Only the lines from the start of the data below through the line that contains "Chart.register(...registerables);" are to be copied, exactly and without pictures.

________

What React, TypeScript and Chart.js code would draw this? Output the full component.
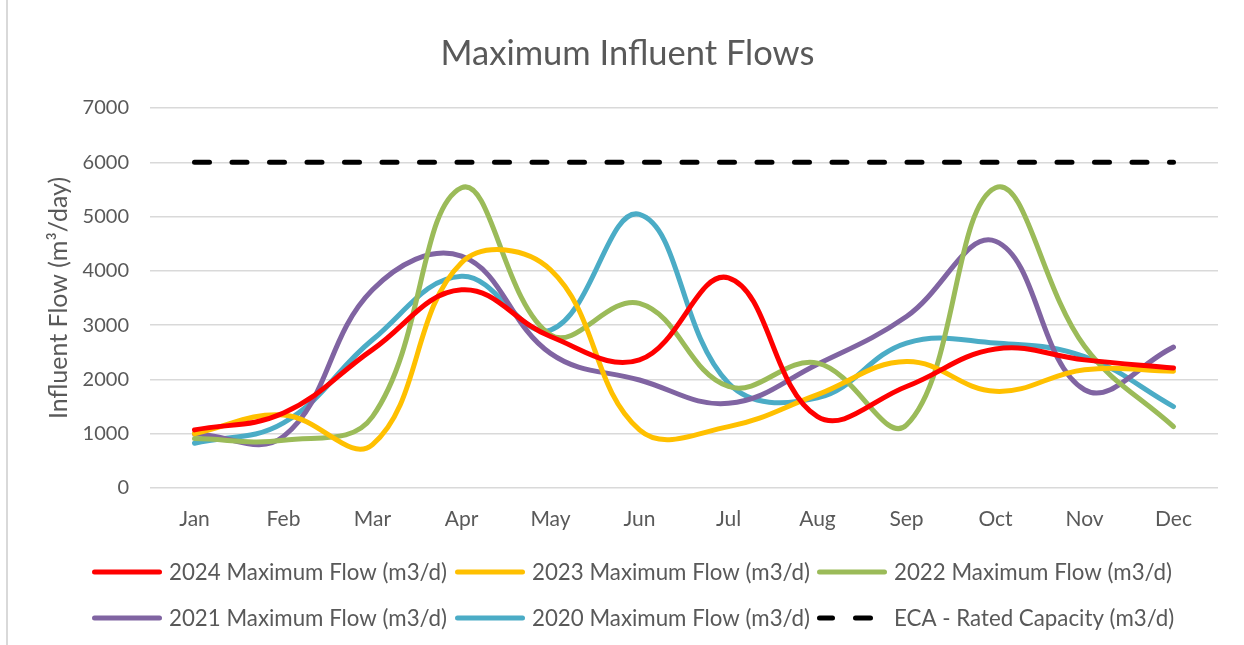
import React, { useEffect, useRef } from "react";
import { Chart, registerables } from "chart.js";

Chart.register(...registerables);

const months = ["Jan", "Feb", "Mar", "Apr", "May", "Jun", "Jul", "Aug", "Sep", "Oct", "Nov", "Dec"];
const flow2024 = [1070, 1380, 2550, 3650, 2790, 2360, 3870, 1315, 1870, 2560, 2360, 2210];
const flow2023 = [1000, 1345, 800, 4150, 4020, 1070, 1130, 1720, 2330, 1780, 2180, 2150];
const flow2022 = [910, 880, 1315, 5530, 2820, 3400, 1870, 2300, 1160, 5530, 2610, 1130];
const flow2021 = [1000, 950, 3650, 4270, 2480, 1990, 1560, 2280, 3160, 4545, 1810, 2595];
const flow2020 = [825, 1200, 2730, 3900, 2910, 5040, 1930, 1660, 2670, 2670, 2420, 1500];
const ecaCapacity = [6000, 6000, 6000, 6000, 6000, 6000, 6000, 6000, 6000, 6000, 6000, 6000];

const seriesLabels = [
  "2024 Maximum Flow (m3/d)",
  "2023 Maximum Flow (m3/d)",
  "2022 Maximum Flow (m3/d)",
  "2021 Maximum Flow (m3/d)",
  "2020 Maximum Flow (m3/d)",
  "ECA - Rated Capacity (m3/d)",
];
const seriesColors = ["#FF0000", "#FFC000", "#9BBB59", "#8064A2", "#4BACC6", "#000000"];
const chartTitle = "Maximum Influent Flows";
const yAxisTitle = "Influent Flow (m³/day)";

const FONT = "Lato, 'Open Sans', sans-serif";
const TEXT = "#595959";

// legend layout (3 columns x 2 rows, like the Excel legend)
const legendCols = [92, 455, 817];
const legendRows = [572, 618];

const titleAndLegend = {
  id: "titleAndLegend",
  afterDraw(chart: any) {
    const ctx = chart.ctx as CanvasRenderingContext2D;
    ctx.save();
    // title
    ctx.fillStyle = TEXT;
    ctx.font = `normal 34.5px ${FONT}`;
    ctx.textAlign = "center";
    ctx.textBaseline = "middle";
    ctx.fillText(chartTitle, chart.width / 2 + 5.5, 54);
    // legend
    ctx.font = `normal 22.3px ${FONT}`;
    ctx.textAlign = "left";
    chart.data.datasets.forEach((ds: any, i: number) => {
      const x = legendCols[i % 3];
      const y = legendRows[Math.floor(i / 3)];
      ctx.strokeStyle = ds.borderColor;
      ctx.lineWidth = 5;
      ctx.lineCap = "round";
      ctx.beginPath();
      if (ds.borderDash && ds.borderDash.length) {
        ctx.moveTo(x + 2.5, y);
        ctx.lineTo(x + 15.5, y);
        ctx.moveTo(x + 38.5, y);
        ctx.lineTo(x + 53.5, y);
      } else {
        ctx.moveTo(x + 2.5, y);
        ctx.lineTo(x + 67.5, y);
      }
      ctx.stroke();
      ctx.fillStyle = TEXT;
      ctx.fillText(ds.label, x + 77, y + 1);
    });
    ctx.restore();
  },
};

export default function App() {
  const ref = useRef<HTMLCanvasElement | null>(null);

  useEffect(() => {
    if (!ref.current) return;
    const values = [flow2024, flow2023, flow2022, flow2021, flow2020, ecaCapacity];
    const chart = new Chart(ref.current, {
      type: "line",
      data: {
        labels: months,
        datasets: values.map((v, i) => ({
          label: seriesLabels[i],
          data: v,
          borderColor: seriesColors[i],
          backgroundColor: seriesColors[i],
          borderWidth: 5,
          borderCapStyle: "round",
          borderJoinStyle: "round",
          borderDash: i === 5 ? [15, 22.5] : [],
          tension: i === 5 ? 0 : 0.4,
          pointRadius: 0,
          pointHoverRadius: 0,
          fill: false,
        })),
      },
      plugins: [titleAndLegend],
      options: {
        animation: false,
        responsive: true,
        maintainAspectRatio: false,
        layout: { padding: { left: 0, right: 26, top: 108, bottom: 107 } },
        plugins: {
          title: { display: false },
          legend: { display: false },
          tooltip: { enabled: false },
        },
        scales: {
          x: {
            offset: true,
            grid: { display: false, drawTicks: false, offset: true },
            border: { display: false },
            ticks: { color: TEXT, font: { family: FONT, size: 21 }, padding: 19 },
            afterFit: (s: any) => {
              s.height = 50;
            },
          },
          y: {
            min: 0,
            max: 7000,
            ticks: {
              stepSize: 1000,
              color: TEXT,
              font: { family: FONT, size: 20 },
              padding: 21,
              callback: (v: any) => String(v),
            },
            grid: { color: "#D9D9D9", lineWidth: 1.5, drawTicks: false },
            border: { display: false },
            title: {
              display: true,
              text: yAxisTitle,
              color: TEXT,
              font: { family: FONT, size: 25 },
              padding: { top: 44, bottom: 0 },
            },
            afterFit: (s: any) => {
              s.width = 150;
            },
          },
        },
      },
    });
    return () => chart.destroy();
  }, []);

  return (
    <div style={{ position: "absolute", left: 0, top: 0, width: 1244, height: 645, background: "#fff" }}>
      <div style={{ position: "absolute", left: 6, top: 0, width: 2, height: 645, background: "#D9D9D9" }} />
      <canvas ref={ref} />
    </div>
  );
}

________

## Problem solution
What React, TypeScript and Chart.js code would draw this? Output the full component.
import React, { useEffect, useRef } from "react";
import { Chart, registerables } from "chart.js";

Chart.register(...registerables);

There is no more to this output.